**PROBLEM STATEMENT**
Pictures stay out of the copy; set down each line of the listing below exactly.

Rows from a dataset of charts and code
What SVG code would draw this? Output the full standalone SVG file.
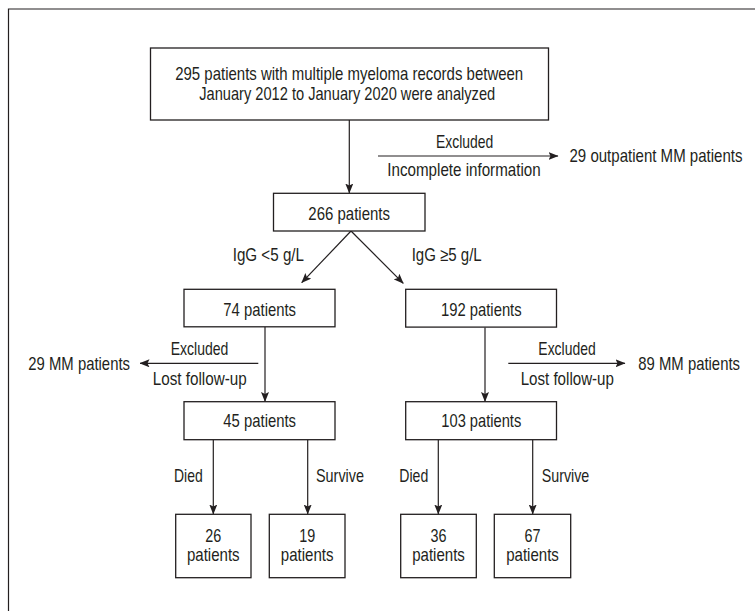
<svg xmlns="http://www.w3.org/2000/svg" width="755" height="611" viewBox="0 0 755 611">
<style>
  .box { fill: #ffffff; stroke: #231f20; stroke-width: 1.3; }
  .edge { fill: none; stroke: #231f20; stroke-width: 1.2; marker-end: url(#arrow); }
  text { font-family: "Liberation Sans", Arial, sans-serif; font-size: 18.5px; fill: #231f20; }
  .c { text-anchor: middle; }
  .e { text-anchor: end; }
</style>
<defs>
  <marker id="arrow" markerUnits="userSpaceOnUse" markerWidth="10" markerHeight="8" viewBox="0 0 10 8" refX="9.5" refY="4" orient="auto">
    <path d="M0,0 L10,4 L0,8 L2,4 z" fill="#231f20"/>
  </marker>
</defs>
<rect width="755" height="611" fill="#ffffff"/>
<path d="M8.5,611 V9 H755" fill="none" stroke="#231f20" stroke-width="1.2"/>

<g id="connectors">
  <line class="edge" x1="349.3" y1="120" x2="349.3" y2="193"/>
  <line class="edge" x1="378" y1="156" x2="558" y2="156"/>
  <line class="edge" x1="351" y1="231" x2="301.7" y2="282.7"/>
  <line class="edge" x1="351" y1="231" x2="403.3" y2="283.3"/>
  <line class="edge" x1="265" y1="327" x2="265" y2="401.5"/>
  <line class="edge" x1="258.3" y1="363.3" x2="140" y2="363.3"/>
  <line class="edge" x1="485" y1="327.5" x2="485" y2="401.5"/>
  <line class="edge" x1="508.3" y1="363.3" x2="625" y2="363.3"/>
  <line class="edge" x1="213.3" y1="440" x2="213.3" y2="514"/>
  <line class="edge" x1="307.7" y1="440" x2="307.7" y2="514"/>
  <line class="edge" x1="438.3" y1="440" x2="438.3" y2="514"/>
  <line class="edge" x1="532.7" y1="440" x2="532.7" y2="514"/>
</g>

<g id="labels">
  <text class="c" x="464.7" y="147.5" textLength="57.3" lengthAdjust="spacingAndGlyphs">Excluded</text>
  <text class="c" x="464" y="175.5" textLength="153.3" lengthAdjust="spacingAndGlyphs">Incomplete information</text>
  <text x="232.7" y="261" textLength="71.3" lengthAdjust="spacingAndGlyphs">IgG &lt;5 g/L</text>
  <text x="411.7" y="261" textLength="70" lengthAdjust="spacingAndGlyphs">IgG ≥5 g/L</text>
  <text class="c" x="199.5" y="355" textLength="57.7" lengthAdjust="spacingAndGlyphs">Excluded</text>
  <text class="c" x="199.7" y="385" textLength="94" lengthAdjust="spacingAndGlyphs">Lost follow-up</text>
  <text class="c" x="567" y="355" textLength="57.3" lengthAdjust="spacingAndGlyphs">Excluded</text>
  <text class="c" x="567.3" y="385" textLength="93.3" lengthAdjust="spacingAndGlyphs">Lost follow-up</text>
  <text x="174" y="482" textLength="28.7" lengthAdjust="spacingAndGlyphs">Died</text>
  <text x="316" y="482" textLength="48" lengthAdjust="spacingAndGlyphs">Survive</text>
  <text x="399.3" y="482" textLength="29" lengthAdjust="spacingAndGlyphs">Died</text>
  <text x="541.7" y="482" textLength="47.6" lengthAdjust="spacingAndGlyphs">Survive</text>
</g>

<g id="n-start">
  <rect class="box" x="150.5" y="48" width="398" height="72"/>
  <text class="c" x="349.2" y="80" textLength="348" lengthAdjust="spacingAndGlyphs">295 patients with multiple myeloma records between</text>
  <text class="c" x="347.2" y="99.5" textLength="296" lengthAdjust="spacingAndGlyphs">January 2012 to January 2020 were analyzed</text>
</g>
<g id="n-out1">
  <text class="e" x="742.5" y="161.5" textLength="173" lengthAdjust="spacingAndGlyphs">29 outpatient MM patients</text>
</g>
<g id="n-266">
  <rect class="box" x="273.5" y="193.3" width="151.5" height="37.7"/>
  <text class="c" x="349.2" y="220" textLength="81.7" lengthAdjust="spacingAndGlyphs">266 patients</text>
</g>
<g id="n-74">
  <rect class="box" x="184" y="289.3" width="151" height="37.5"/>
  <text class="c" x="259.7" y="316" textLength="72.7" lengthAdjust="spacingAndGlyphs">74 patients</text>
</g>
<g id="n-192">
  <rect class="box" x="405.7" y="289.3" width="150.8" height="37.8"/>
  <text class="c" x="481.3" y="315.5" textLength="80.7" lengthAdjust="spacingAndGlyphs">192 patients</text>
</g>
<g id="n-out2">
  <text x="28.3" y="370" textLength="101.7" lengthAdjust="spacingAndGlyphs">29 MM patients</text>
</g>
<g id="n-out3">
  <text class="e" x="740" y="369.5" textLength="101.7" lengthAdjust="spacingAndGlyphs">89 MM patients</text>
</g>
<g id="n-45">
  <rect class="box" x="184" y="401.7" width="151" height="38"/>
  <text class="c" x="259.7" y="427.3" textLength="72.7" lengthAdjust="spacingAndGlyphs">45 patients</text>
</g>
<g id="n-103">
  <rect class="box" x="405.7" y="401.7" width="150.8" height="38"/>
  <text class="c" x="481.3" y="427.3" textLength="80" lengthAdjust="spacingAndGlyphs">103 patients</text>
</g>
<g id="n-26">
  <rect class="box" x="175.7" y="514.3" width="75.3" height="63.4"/>
  <text class="c" x="213.3" y="541.5" textLength="16" lengthAdjust="spacingAndGlyphs">26</text>
  <text class="c" x="213.3" y="561" textLength="52.7" lengthAdjust="spacingAndGlyphs">patients</text>
</g>
<g id="n-19">
  <rect class="box" x="269.3" y="514.3" width="75.7" height="63.4"/>
  <text class="c" x="307.2" y="541.5" textLength="16" lengthAdjust="spacingAndGlyphs">19</text>
  <text class="c" x="307.2" y="561" textLength="52.7" lengthAdjust="spacingAndGlyphs">patients</text>
</g>
<g id="n-36">
  <rect class="box" x="400.7" y="514.3" width="75.6" height="63.4"/>
  <text class="c" x="438.5" y="541.5" textLength="16" lengthAdjust="spacingAndGlyphs">36</text>
  <text class="c" x="438.5" y="561" textLength="52.7" lengthAdjust="spacingAndGlyphs">patients</text>
</g>
<g id="n-67">
  <rect class="box" x="494.3" y="514.3" width="76.4" height="63.4"/>
  <text class="c" x="532.5" y="541.5" textLength="16" lengthAdjust="spacingAndGlyphs">67</text>
  <text class="c" x="532.5" y="561" textLength="52.7" lengthAdjust="spacingAndGlyphs">patients</text>
</g>
</svg>
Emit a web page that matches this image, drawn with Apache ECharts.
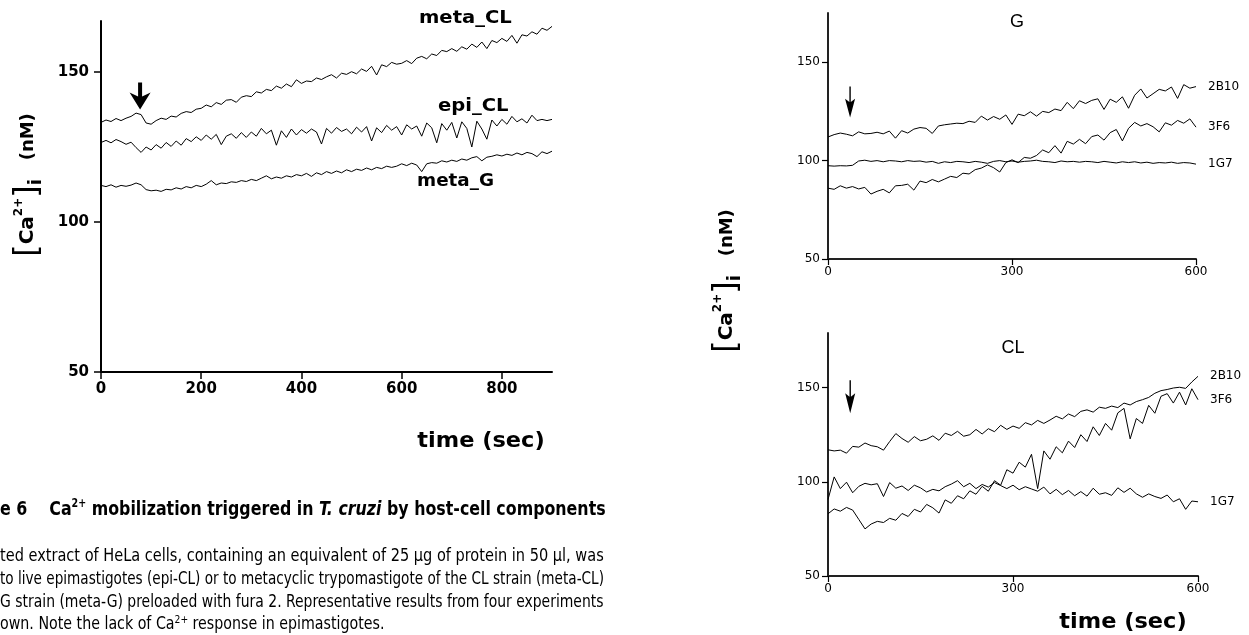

**WRITTEN RESPONSE**
What SVG code would draw this? Output the full standalone SVG file.
<svg xmlns="http://www.w3.org/2000/svg" width="755" height="611" viewBox="0 0 755 611">
<style>
  .box { fill: #ffffff; stroke: #231f20; stroke-width: 1.3; }
  .edge { fill: none; stroke: #231f20; stroke-width: 1.2; marker-end: url(#arrow); }
  text { font-family: "Liberation Sans", Arial, sans-serif; font-size: 18.5px; fill: #231f20; }
  .c { text-anchor: middle; }
  .e { text-anchor: end; }
</style>
<defs>
  <marker id="arrow" markerUnits="userSpaceOnUse" markerWidth="10" markerHeight="8" viewBox="0 0 10 8" refX="9.5" refY="4" orient="auto">
    <path d="M0,0 L10,4 L0,8 L2,4 z" fill="#231f20"/>
  </marker>
</defs>
<rect width="755" height="611" fill="#ffffff"/>
<path d="M8.5,611 V9 H755" fill="none" stroke="#231f20" stroke-width="1.2"/>

<g id="connectors">
  <line class="edge" x1="349.3" y1="120" x2="349.3" y2="193"/>
  <line class="edge" x1="378" y1="156" x2="558" y2="156"/>
  <line class="edge" x1="351" y1="231" x2="301.7" y2="282.7"/>
  <line class="edge" x1="351" y1="231" x2="403.3" y2="283.3"/>
  <line class="edge" x1="265" y1="327" x2="265" y2="401.5"/>
  <line class="edge" x1="258.3" y1="363.3" x2="140" y2="363.3"/>
  <line class="edge" x1="485" y1="327.5" x2="485" y2="401.5"/>
  <line class="edge" x1="508.3" y1="363.3" x2="625" y2="363.3"/>
  <line class="edge" x1="213.3" y1="440" x2="213.3" y2="514"/>
  <line class="edge" x1="307.7" y1="440" x2="307.7" y2="514"/>
  <line class="edge" x1="438.3" y1="440" x2="438.3" y2="514"/>
  <line class="edge" x1="532.7" y1="440" x2="532.7" y2="514"/>
</g>

<g id="labels">
  <text class="c" x="464.7" y="147.5" textLength="57.3" lengthAdjust="spacingAndGlyphs">Excluded</text>
  <text class="c" x="464" y="175.5" textLength="153.3" lengthAdjust="spacingAndGlyphs">Incomplete information</text>
  <text x="232.7" y="261" textLength="71.3" lengthAdjust="spacingAndGlyphs">IgG &lt;5 g/L</text>
  <text x="411.7" y="261" textLength="70" lengthAdjust="spacingAndGlyphs">IgG ≥5 g/L</text>
  <text class="c" x="199.5" y="355" textLength="57.7" lengthAdjust="spacingAndGlyphs">Excluded</text>
  <text class="c" x="199.7" y="385" textLength="94" lengthAdjust="spacingAndGlyphs">Lost follow-up</text>
  <text class="c" x="567" y="355" textLength="57.3" lengthAdjust="spacingAndGlyphs">Excluded</text>
  <text class="c" x="567.3" y="385" textLength="93.3" lengthAdjust="spacingAndGlyphs">Lost follow-up</text>
  <text x="174" y="482" textLength="28.7" lengthAdjust="spacingAndGlyphs">Died</text>
  <text x="316" y="482" textLength="48" lengthAdjust="spacingAndGlyphs">Survive</text>
  <text x="399.3" y="482" textLength="29" lengthAdjust="spacingAndGlyphs">Died</text>
  <text x="541.7" y="482" textLength="47.6" lengthAdjust="spacingAndGlyphs">Survive</text>
</g>

<g id="n-start">
  <rect class="box" x="150.5" y="48" width="398" height="72"/>
  <text class="c" x="349.2" y="80" textLength="348" lengthAdjust="spacingAndGlyphs">295 patients with multiple myeloma records between</text>
  <text class="c" x="347.2" y="99.5" textLength="296" lengthAdjust="spacingAndGlyphs">January 2012 to January 2020 were analyzed</text>
</g>
<g id="n-out1">
  <text class="e" x="742.5" y="161.5" textLength="173" lengthAdjust="spacingAndGlyphs">29 outpatient MM patients</text>
</g>
<g id="n-266">
  <rect class="box" x="273.5" y="193.3" width="151.5" height="37.7"/>
  <text class="c" x="349.2" y="220" textLength="81.7" lengthAdjust="spacingAndGlyphs">266 patients</text>
</g>
<g id="n-74">
  <rect class="box" x="184" y="289.3" width="151" height="37.5"/>
  <text class="c" x="259.7" y="316" textLength="72.7" lengthAdjust="spacingAndGlyphs">74 patients</text>
</g>
<g id="n-192">
  <rect class="box" x="405.7" y="289.3" width="150.8" height="37.8"/>
  <text class="c" x="481.3" y="315.5" textLength="80.7" lengthAdjust="spacingAndGlyphs">192 patients</text>
</g>
<g id="n-out2">
  <text x="28.3" y="370" textLength="101.7" lengthAdjust="spacingAndGlyphs">29 MM patients</text>
</g>
<g id="n-out3">
  <text class="e" x="740" y="369.5" textLength="101.7" lengthAdjust="spacingAndGlyphs">89 MM patients</text>
</g>
<g id="n-45">
  <rect class="box" x="184" y="401.7" width="151" height="38"/>
  <text class="c" x="259.7" y="427.3" textLength="72.7" lengthAdjust="spacingAndGlyphs">45 patients</text>
</g>
<g id="n-103">
  <rect class="box" x="405.7" y="401.7" width="150.8" height="38"/>
  <text class="c" x="481.3" y="427.3" textLength="80" lengthAdjust="spacingAndGlyphs">103 patients</text>
</g>
<g id="n-26">
  <rect class="box" x="175.7" y="514.3" width="75.3" height="63.4"/>
  <text class="c" x="213.3" y="541.5" textLength="16" lengthAdjust="spacingAndGlyphs">26</text>
  <text class="c" x="213.3" y="561" textLength="52.7" lengthAdjust="spacingAndGlyphs">patients</text>
</g>
<g id="n-19">
  <rect class="box" x="269.3" y="514.3" width="75.7" height="63.4"/>
  <text class="c" x="307.2" y="541.5" textLength="16" lengthAdjust="spacingAndGlyphs">19</text>
  <text class="c" x="307.2" y="561" textLength="52.7" lengthAdjust="spacingAndGlyphs">patients</text>
</g>
<g id="n-36">
  <rect class="box" x="400.7" y="514.3" width="75.6" height="63.4"/>
  <text class="c" x="438.5" y="541.5" textLength="16" lengthAdjust="spacingAndGlyphs">36</text>
  <text class="c" x="438.5" y="561" textLength="52.7" lengthAdjust="spacingAndGlyphs">patients</text>
</g>
<g id="n-67">
  <rect class="box" x="494.3" y="514.3" width="76.4" height="63.4"/>
  <text class="c" x="532.5" y="541.5" textLength="16" lengthAdjust="spacingAndGlyphs">67</text>
  <text class="c" x="532.5" y="561" textLength="52.7" lengthAdjust="spacingAndGlyphs">patients</text>
</g>
</svg>
Emit a web page that matches this image, drawn with Apache ECharts.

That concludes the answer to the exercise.